* [TASK DESCRIPTION] Leave out all pictures. Return exactly the lines from the top of the material through the line containing "const ageStars = ['**','**','','','**','**','**','**'];".

* [PROVIDED DATA]
____

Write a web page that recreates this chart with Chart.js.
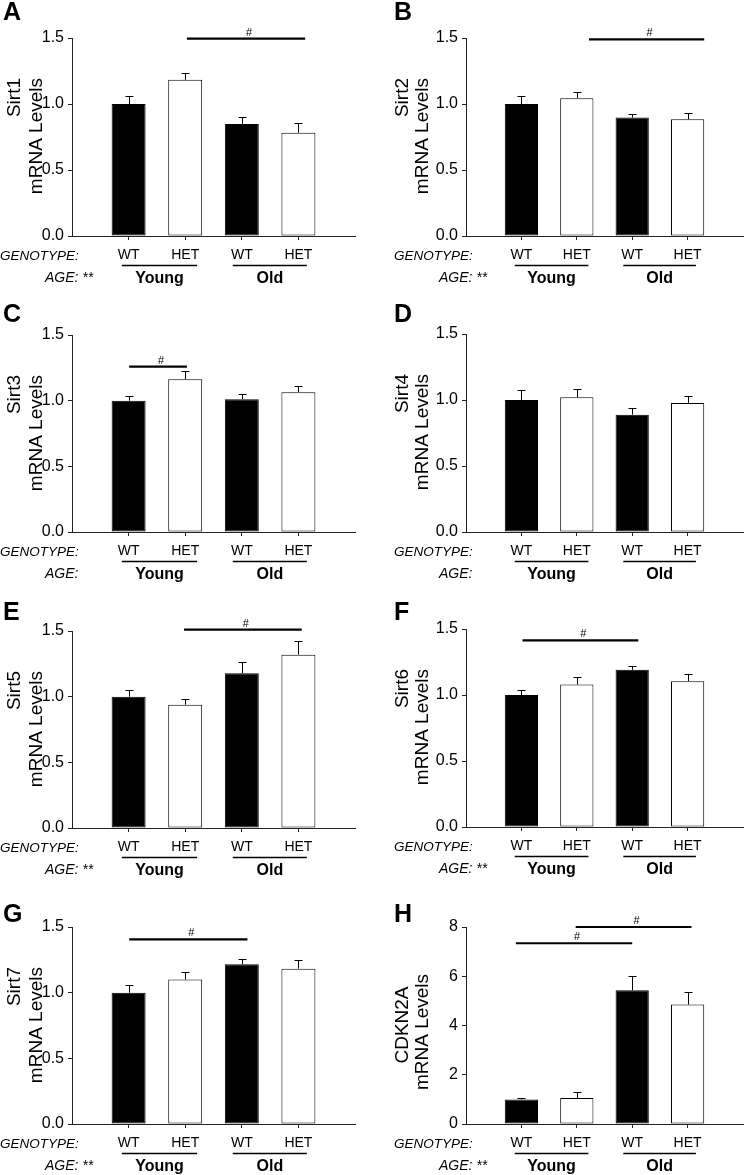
<!DOCTYPE html>
<html><head><meta charset="utf-8">
<script src="https://cdn.jsdelivr.net/npm/chart.js@4.4.0/dist/chart.umd.min.js"></script>
<style>
html,body{margin:0;padding:0;background:#fff;}
#wrap{position:relative;width:750px;height:1175px;overflow:hidden;background:#fff;}
canvas{position:absolute;left:0;top:0;}
</style></head><body><div id="wrap"></div>
<script>
// ---------- data ----------
const categories = ['', 'WT', 'HET', 'WT', 'HET', ''];
const groupLabels = ['Young', 'Old'];
const groupSpans = [[0.88, 2.21], [2.84, 4.15]];
const panelLetters = ['A','B','C','D','E','F','G','H'];
const geneNames = ['Sirt1','Sirt2','Sirt3','Sirt4','Sirt5','Sirt6','Sirt7','CDKN2A'];
const ageStars = ['**','**','','','**','**','**','**'];

const sirt1Mean = [null, 1.00, 1.183, 0.849, 0.783, null];
const sirt1Err  = [null, 0.057, 0.051, 0.056, 0.071, null];
const sirt2Mean = [null, 1.00, 1.044, 0.897, 0.884, null];
const sirt2Err  = [null, 0.057, 0.048, 0.028, 0.046, null];
const sirt3Mean = [null, 1.00, 1.163, 1.011, 1.064, null];
const sirt3Err  = [null, 0.036, 0.063, 0.038, 0.048, null];
const sirt4Mean = [null, 1.00, 1.021, 0.889, 0.978, null];
const sirt4Err  = [null, 0.072, 0.063, 0.053, 0.056, null];
const sirt5Mean = [null, 1.00, 0.939, 1.178, 1.320, null];
const sirt5Err  = [null, 0.048, 0.046, 0.083, 0.104, null];
const sirt6Mean = [null, 1.00, 1.079, 1.191, 1.105, null];
const sirt6Err  = [null, 0.041, 0.054, 0.030, 0.053, null];
const sirt7Mean = [null, 1.00, 1.100, 1.216, 1.183, null];
const sirt7Err  = [null, 0.062, 0.055, 0.041, 0.064, null];
const cdkn2aMean = [null, 1.00, 1.054, 5.43, 4.85, null];
const cdkn2aErr  = [null, 0.07, 0.256, 0.60, 0.51, null];

// significance bars: [from category position, to category position, y value]
const sirt1Sig = [[2.03, 4.12, 1.495]];
const sirt2Sig = [[2.22, 4.30, 1.49]];
const sirt3Sig = [[1.01, 2.03, 1.259]];
const sirt4Sig = [];
const sirt5Sig = [[1.98, 4.06, 1.51]];
const sirt6Sig = [[1.02, 3.11, 1.414]];
const sirt7Sig = [[1.01, 3.10, 1.406]];
const cdkn2aSig = [[0.90, 3.00, 7.34], [1.98, 4.07, 8.0]];

const sirtTicksMax = 1.5, sirtStep = 0.5;
const cdknTicksMax = 8, cdknStep = 2;

const allMeans = [sirt1Mean, sirt2Mean, sirt3Mean, sirt4Mean, sirt5Mean, sirt6Mean, sirt7Mean, cdkn2aMean];
const allErrs  = [sirt1Err, sirt2Err, sirt3Err, sirt4Err, sirt5Err, sirt6Err, sirt7Err, cdkn2aErr];
const allSigs  = [sirt1Sig, sirt2Sig, sirt3Sig, sirt4Sig, sirt5Sig, sirt6Sig, sirt7Sig, cdkn2aSig];

// ---------- layout ----------
const W = 750, H = 1175;
const colAxisX = [72, 466];
const plotWidth = 283;
const plotTop = [38, 38, 335, 334, 631, 629, 927, 927];
const plotBottom = [236, 236, 532, 532, 828, 827, 1124, 1124];
const letterX = [3, 394];
const letterBase = [20, 20, 322, 322, 620, 620, 922, 922];
const titleOffsets = [[-52, -30], [-58, -38]];
const Y_AXIS_W = 60, X_AXIS_H = 30;
const FONT = "'Liberation Sans', Arial, Helvetica, sans-serif";

const wrap = document.getElementById('wrap');

const annotate = {
  id: 'annotate',
  afterDraw(chart, args, o) {
    const ctx = chart.ctx;
    const xs = chart.scales.x, ys = chart.scales.y;
    const p = o.panel;
    const y0 = ys.getPixelForValue(0);
    const axisX = xs.left;
    ctx.save();
    ctx.strokeStyle = '#000';
    ctx.fillStyle = '#000';
    // error bars
    ctx.lineWidth = 1;
    p.means.forEach((m, i) => {
      if (m === null) return;
      const x = Math.round(xs.getPixelForValue(i)) + 0.5;
      const yT = ys.getPixelForValue(m);
      const yE = Math.round(ys.getPixelForValue(m + p.errs[i])) + 0.5;
      ctx.beginPath();
      ctx.moveTo(x, yT); ctx.lineTo(x, yE);
      ctx.moveTo(x - 4, yE); ctx.lineTo(x + 4, yE);
      ctx.stroke();
    });
    // significance bars
    p.sigs.forEach(s => {
      const xa = xs.getPixelForValue(s[0]), xb = xs.getPixelForValue(s[1]);
      const yy = ys.getPixelForValue(s[2]);
      ctx.lineWidth = 2.2;
      ctx.beginPath(); ctx.moveTo(xa, yy); ctx.lineTo(xb, yy); ctx.stroke();
      ctx.font = '11px ' + FONT;
      ctx.textAlign = 'center'; ctx.textBaseline = 'alphabetic';
      ctx.fillText('#', (xa + xb) / 2 + 3, yy - 3);
    });
    // panel letter
    ctx.font = 'bold 25px ' + FONT;
    ctx.textAlign = 'left'; ctx.textBaseline = 'alphabetic';
    ctx.fillText(p.letter, p.letterX, p.letterBase);
    // y title (two lines, rotated)
    ctx.font = '19px ' + FONT;
    const lines = [p.gene, 'mRNA Levels'];
    lines.forEach((t, k) => {
      ctx.save();
      ctx.translate(axisX + p.titleOff[k], p.titleY[k]);
      ctx.rotate(-Math.PI / 2);
      ctx.textAlign = p.titleAlign;
      ctx.textBaseline = 'alphabetic';
      ctx.fillText(t, 0, 0);
      ctx.restore();
    });
    // genotype / age labels
    ctx.textAlign = 'left';
    ctx.font = 'italic 13.5px ' + FONT;
    ctx.fillText('GENOTYPE:', axisX - 72, y0 + 24);
    ctx.font = 'italic 14px ' + FONT;
    ctx.fillText('AGE:' + (p.stars ? ' ' + p.stars : ''), axisX - 27, y0 + 46);
    groupSpans.forEach((sp, g) => {
      const xa = xs.getPixelForValue(sp[0]), xb = xs.getPixelForValue(sp[1]);
      ctx.lineWidth = 1.5;
      ctx.beginPath(); ctx.moveTo(xa, y0 + 29.5); ctx.lineTo(xb, y0 + 29.5); ctx.stroke();
      ctx.font = 'bold 16px ' + FONT;
      ctx.textAlign = 'center';
      ctx.fillText(groupLabels[g], (xa + xb) / 2, y0 + 47);
    });
    ctx.restore();
  }
};

for (let i = 0; i < 8; i++) {
  const col = i % 2;
  const isH = i === 7;
  const axisX = colAxisX[col];
  const canvas = document.createElement('canvas');
  canvas.width = W; canvas.height = H;
  canvas.style.width = W + 'px'; canvas.style.height = H + 'px';
  wrap.appendChild(canvas);
  const panel = {
    letter: panelLetters[i], gene: geneNames[i], stars: ageStars[i],
    means: allMeans[i], errs: allErrs[i], sigs: allSigs[i],
    letterX: letterX[col], letterBase: letterBase[i],
    titleOff: titleOffsets[col],
    titleAlign: isH ? 'center' : 'right',
    titleY: isH ? [1025, 1032] : [plotTop[i] + 40, plotTop[i] + 40]
  };
  const hideEnds = ctx => (ctx.index === 0 || ctx.index === categories.length - 1) ? 'rgba(0,0,0,0)' : '#222';
  new Chart(canvas, {
    type: 'bar',
    data: {
      labels: categories,
      datasets: [{
        data: allMeans[i],
        backgroundColor: categories.map(c => c === 'WT' ? '#000' : '#fff'),
        borderColor: '#000',
        borderWidth: 1,
        borderSkipped: false,
        barPercentage: 0.6,
        categoryPercentage: 1.0
      }]
    },
    options: {
      responsive: false,
      animation: false,
      devicePixelRatio: 1,
      layout: { padding: {
        left: axisX - Y_AXIS_W,
        right: W - (axisX + plotWidth),
        top: plotTop[i],
        bottom: H - plotBottom[i] - X_AXIS_H
      }},
      plugins: {
        legend: { display: false },
        tooltip: { enabled: false },
        annotate: { panel }
      },
      scales: {
        x: {
          type: 'category',
          offset: false,
          afterFit: s => { s.height = X_AXIS_H; },
          grid: { offset: false, drawOnChartArea: false, drawTicks: true, tickLength: 4, color: hideEnds, tickColor: hideEnds },
          border: { display: true, color: '#222', width: 1 },
          ticks: { autoSkip: false, maxRotation: 0, minRotation: 0, padding: 7, color: '#000', font: { family: FONT, size: 14 } }
        },
        y: {
          min: 0,
          max: isH ? cdknTicksMax : sirtTicksMax,
          afterFit: s => { s.width = Y_AXIS_W; },
          grid: { drawOnChartArea: false, drawTicks: true, tickLength: 4, color: '#222' },
          border: { display: true, color: '#222', width: 1 },
          ticks: {
            stepSize: isH ? cdknStep : sirtStep,
            padding: 4,
            color: '#000',
            font: { family: FONT, size: 16 },
            callback: v => isH ? String(v) : Number(v).toFixed(1)
          }
        }
      }
    },
    plugins: [annotate]
  });
}
</script></body></html>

____

* [TASK OUTPUT]
Write a web page that recreates this chart with Chart.js.
<!DOCTYPE html>
<html><head><meta charset="utf-8">
<script src="https://cdn.jsdelivr.net/npm/chart.js@4.4.0/dist/chart.umd.min.js"></script>
<style>
html,body{margin:0;padding:0;background:#fff;}
#wrap{position:relative;width:750px;height:1175px;overflow:hidden;background:#fff;}
canvas{position:absolute;left:0;top:0;}
</style></head><body><div id="wrap"></div>
<script>
// ---------- data ----------
const categories = ['', 'WT', 'HET', 'WT', 'HET', ''];
const groupLabels = ['Young', 'Old'];
const groupSpans = [[0.88, 2.21], [2.84, 4.15]];
const panelLetters = ['A','B','C','D','E','F','G','H'];
const geneNames = ['Sirt1','Sirt2','Sirt3','Sirt4','Sirt5','Sirt6','Sirt7','CDKN2A'];
const ageStars = ['**','**','','','**','**','**','**'];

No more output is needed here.